After a long break from modeling, Monique and I finally had some free time and got going with the models again. She’s still working on Moebius’ Invisible Man, and I’m still working on The Phantom.
I’ve got the base done, and am happy with it. Finished Devil, Phantom’s trained wolf, and he turned out pretty good. Now I’m finally working on The Phantom himself. The sculpt on this is magnificent… Lee Falk would be proud. I’ve really enjoyed working on this model.
Now that I’ve said that, let me backtrack slightly. Made some bad painting decisions on the Phantom, and have had to start him over. Twice. I always have trouble with flesh colors.

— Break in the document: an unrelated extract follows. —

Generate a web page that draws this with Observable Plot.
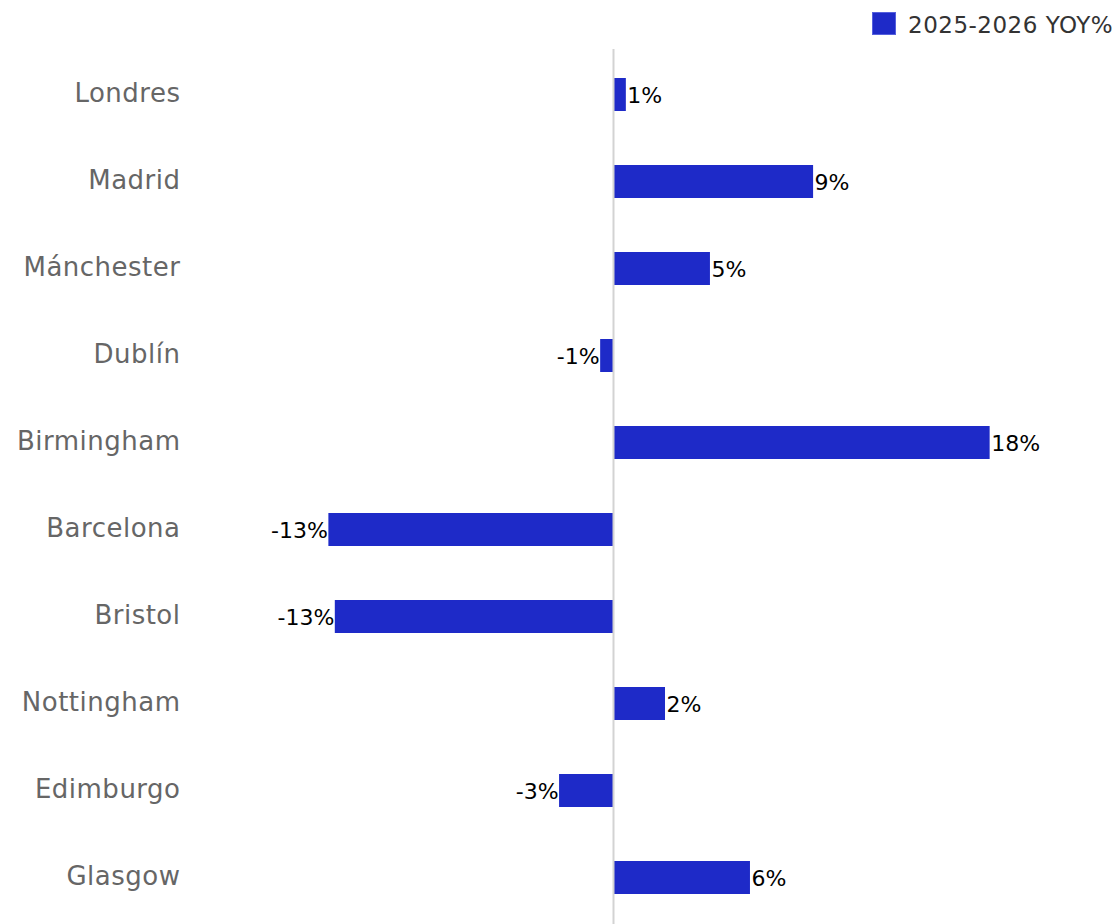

Those pre-made bottles of flesh have always seemed a bit off to me. Too light, wrong tint, something. Sometimes, I can mix something with them and get an acceptable flesh. This time around, After a couple of tries, I took all the paint off, cleaned him back to ground zero, and started over. Found a great tutorial here, that taught how to mix colors for flesh tones. I’m decent at mixing colors to get what I want, but his directions made no sense to me at first. Nevertheless, I mixed Titanium White, Burnt Sienna, and Raw Sienna. (A sort of ‘rust red’ was also recommended for darker shading and warming up folds in the skin.) Put in mostly equal amounts of all three, and stirred. Well, holy cow… it worked! This mix is, hands down, the best flesh color I’ve ever used. I love it, and made up a fairly large batch for future use.
So, flesh tones ready to go, it was time to start painting (again). Usually, I do all the broad colors first, then paint over with the detailed colors. I am still learning a lot. This time, I tried detailing each color as I came to it, starting with the flesh. Face, hand, and the part of the hand attached to the wolf. Next, added the purple. Using ‘Purple’ straight out of the bottle seemed too bright, especially if dry brushing later. Mixed it with a few drops of black, for a very deep, rich purple. After that, started in with all the black.

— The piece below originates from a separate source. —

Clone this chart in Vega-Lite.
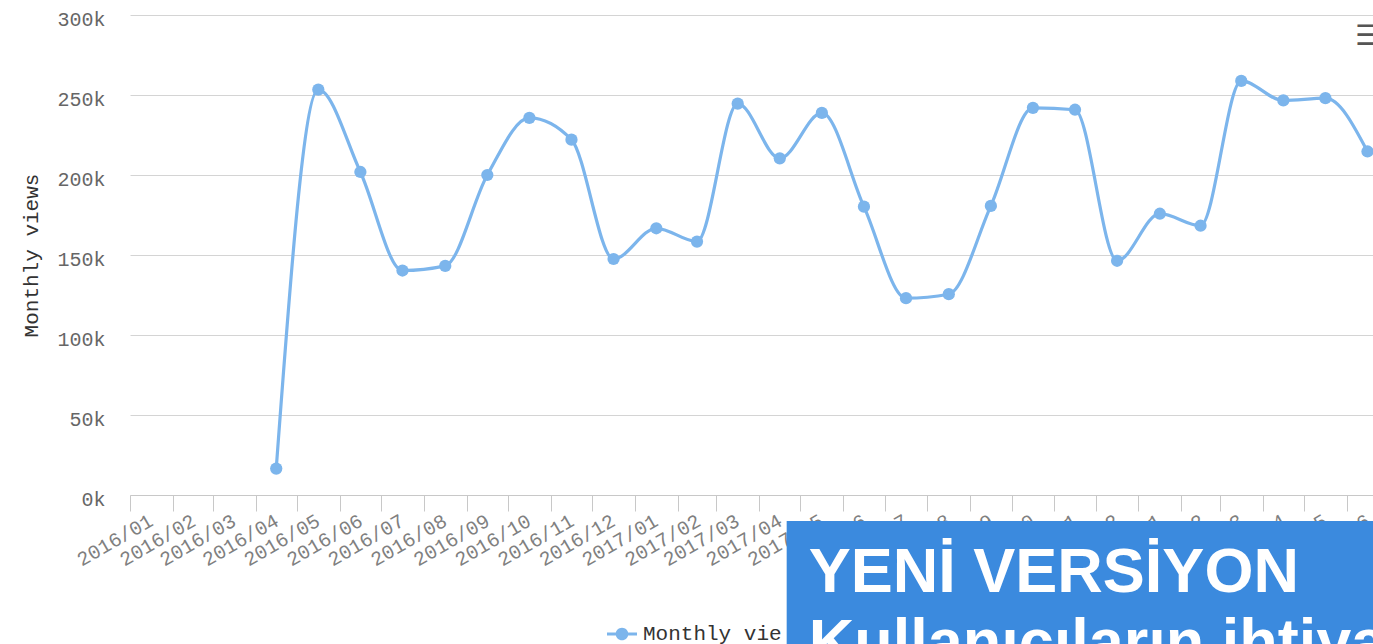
{
  "$schema": "https://vega.github.io/schema/vega-lite/v6.json",
  "width": 1243,
  "height": 480,
  "autosize": {"type": "none"},
  "padding": {"left": 130, "top": 15, "right": 0, "bottom": 149},
  "background": "white",
  "config": {"view": {"stroke": null}, "font": "Liberation Mono"},
  "datasets": {
    "monthly": [
      {"month": "2016-04", "views": 16500},
      {"month": "2016-05", "views": 253400},
      {"month": "2016-06", "views": 201900},
      {"month": "2016-07", "views": 140300},
      {"month": "2016-08", "views": 143200},
      {"month": "2016-09", "views": 200000},
      {"month": "2016-10", "views": 235700},
      {"month": "2016-11", "views": 222100},
      {"month": "2016-12", "views": 147500},
      {"month": "2017-01", "views": 166700},
      {"month": "2017-02", "views": 158400},
      {"month": "2017-03", "views": 244600},
      {"month": "2017-04", "views": 210400},
      {"month": "2017-05", "views": 238800},
      {"month": "2017-06", "views": 180200},
      {"month": "2017-07", "views": 123000},
      {"month": "2017-08", "views": 125500},
      {"month": "2017-09", "views": 180700},
      {"month": "2017-10", "views": 242000},
      {"month": "2017-11", "views": 240800},
      {"month": "2017-12", "views": 146400},
      {"month": "2018-01", "views": 175800},
      {"month": "2018-02", "views": 168300},
      {"month": "2018-03", "views": 258800},
      {"month": "2018-04", "views": 246600},
      {"month": "2018-05", "views": 248000},
      {"month": "2018-06", "views": 214700}
    ],
    "single": [{"note": "annotation"}]
  },
  "layer": [
    {
      "data": {"name": "monthly"},
      "mark": {"type": "line", "interpolate": "monotone", "strokeWidth": 3.2, "color": "#7cb5ec"},
      "encoding": {
        "x": {
          "field": "month",
          "timeUnit": "utcyearmonth",
          "type": "temporal",
          "bandPosition": 0.5,
          "scale": {
            "type": "utc",
            "nice": false,
            "domain": [
              {"year": 2016, "month": 1, "date": 1, "utc": true},
              {"year": 2018, "month": 6, "date": 20, "utc": true}
            ]
          },
          "axis": {
            "title": null,
            "format": "%Y/%m",
            "tickCount": {"interval": "month", "step": 1},
            "labelAngle": -30,
            "labelAlign": "right",
            "labelBaseline": "middle",
            "labelOffset": 21,
            "labelPadding": 8,
            "labelFlush": false,
            "labelOverlap": false,
            "labelBound": false,
            "labelFont": "Liberation Mono",
            "labelFontSize": 20,
            "labelColor": "#808080",
            "tickSize": 16,
            "tickColor": "#c8c8c8",
            "domainColor": "#c8c8c8",
            "grid": false,
            "zindex": 0
          }
        },
        "y": {
          "field": "views",
          "type": "quantitative",
          "scale": {"domain": [0, 300000], "nice": false},
          "axis": {
            "title": "Monthly views",
            "values": [0, 50000, 100000, 150000, 200000, 250000, 300000],
            "labelExpr": "datum.value / 1000 + 'k'",
            "grid": true,
            "gridColor": "#d4d4d4",
            "domain": false,
            "ticks": false,
            "labelPadding": 25,
            "labelFont": "Liberation Mono",
            "labelFontSize": 20,
            "labelColor": "#666666",
            "labelBaseline": "middle",
            "labelOffset": 4,
            "titleFont": "Liberation Mono",
            "titleFontSize": 21,
            "titleColor": "#333333",
            "titleFontWeight": "normal",
            "titlePadding": 15,
            "zindex": 0
          }
        }
      }
    },
    {
      "data": {"name": "monthly"},
      "mark": {"type": "point", "filled": true, "shape": "circle", "size": 150, "opacity": 1},
      "encoding": {
        "x": {"field": "month", "timeUnit": "utcyearmonth", "type": "temporal", "bandPosition": 0.5},
        "y": {"field": "views", "type": "quantitative"},
        "color": {
          "datum": "Monthly views",
          "scale": {"range": ["#7cb5ec"]},
          "legend": {
            "orient": "none",
            "legendX": 477,
            "legendY": 604,
            "direction": "horizontal",
            "title": null,
            "labelFont": "Liberation Mono",
            "labelFontSize": 21,
            "labelColor": "#333333",
            "labelOffset": 6,
            "labelLimit": 146,
            "symbolType": "M -1 -0.1 L 1 -0.1 L 1 0.1 L -1 0.1 Z M 0.42 0 A 0.42 0.42 0 1 1 -0.42 0 A 0.42 0.42 0 1 1 0.42 0 Z",
            "symbolSize": 900,
            "symbolStrokeWidth": 0,
            "symbolOpacity": 1,
            "symbolFillColor": "#7cb5ec",
            "encode": {"labels": {"update": {"ellipsis": {"value": "\u200b"}}}}
          }
        }
      }
    },
    {
      "data": {"name": "single"},
      "mark": {"type": "rect", "color": "#3b8ade", "opacity": 1},
      "encoding": {
        "x": {"datum": {"year": 2017, "month": 4, "date": 21, "utc": true}, "type": "temporal"},
        "x2": {"datum": {"year": 2018, "month": 9, "date": 1, "utc": true}},
        "y": {"datum": -16250, "type": "quantitative"},
        "y2": {"datum": -120000}
      }
    },
    {
      "data": {"name": "single"},
      "mark": {
        "type": "text",
        "text": ["YENİ VERSİYON", "Kullanıcıların ihtiyaçlarına"],
        "font": "Liberation Sans",
        "fontWeight": "bold",
        "fontSize": 63,
        "color": "white",
        "align": "left",
        "baseline": "alphabetic",
        "lineHeight": 71
      },
      "encoding": {
        "x": {"datum": {"year": 2017, "month": 5, "date": 7, "utc": true}, "type": "temporal"},
        "y": {"datum": -60625, "type": "quantitative"}
      }
    },
    {
      "data": {"name": "single"},
      "mark": {
        "type": "text",
        "text": "☰",
        "font": "DejaVu Sans",
        "fontWeight": "bold",
        "fontSize": 28,
        "color": "#555555",
        "align": "left",
        "baseline": "middle"
      },
      "encoding": {
        "x": {"datum": {"year": 2018, "month": 6, "date": 7, "utc": true}, "type": "temporal"},
        "y": {"datum": 286250, "type": "quantitative"}
      }
    }
  ]
}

Another problem I often have is grittiness in the finished paint surface. With an airbrush, that might not be a problem. We lack the airbrush, so it’s all by hand. Most of the time, I use a large Avon makeup brush to smooth it out, with minor success. Again, this time I really wanted my best foot foward. On a hunch, I made sure to dampen my brush lightly with water in between strokes.
That turned out to be an excellent solution. Maybe it’s a rookie mistake, but I figured it out on my own and am very happy knowing about it. Don’t yet know how that’s going to work when it’s time to dry brush, but that bridge will get crossed when the time comes.
All that brings me up to date. He’s been re-primered with a lighter coat of grey. Has the first coats of flesh, black, and purple. Still have to add black to his trunks, and do the detailed corrections. (Yes, I make mistakes… usually when trying to detail a fine edge.) Then I’ll see how the dry brushing goes.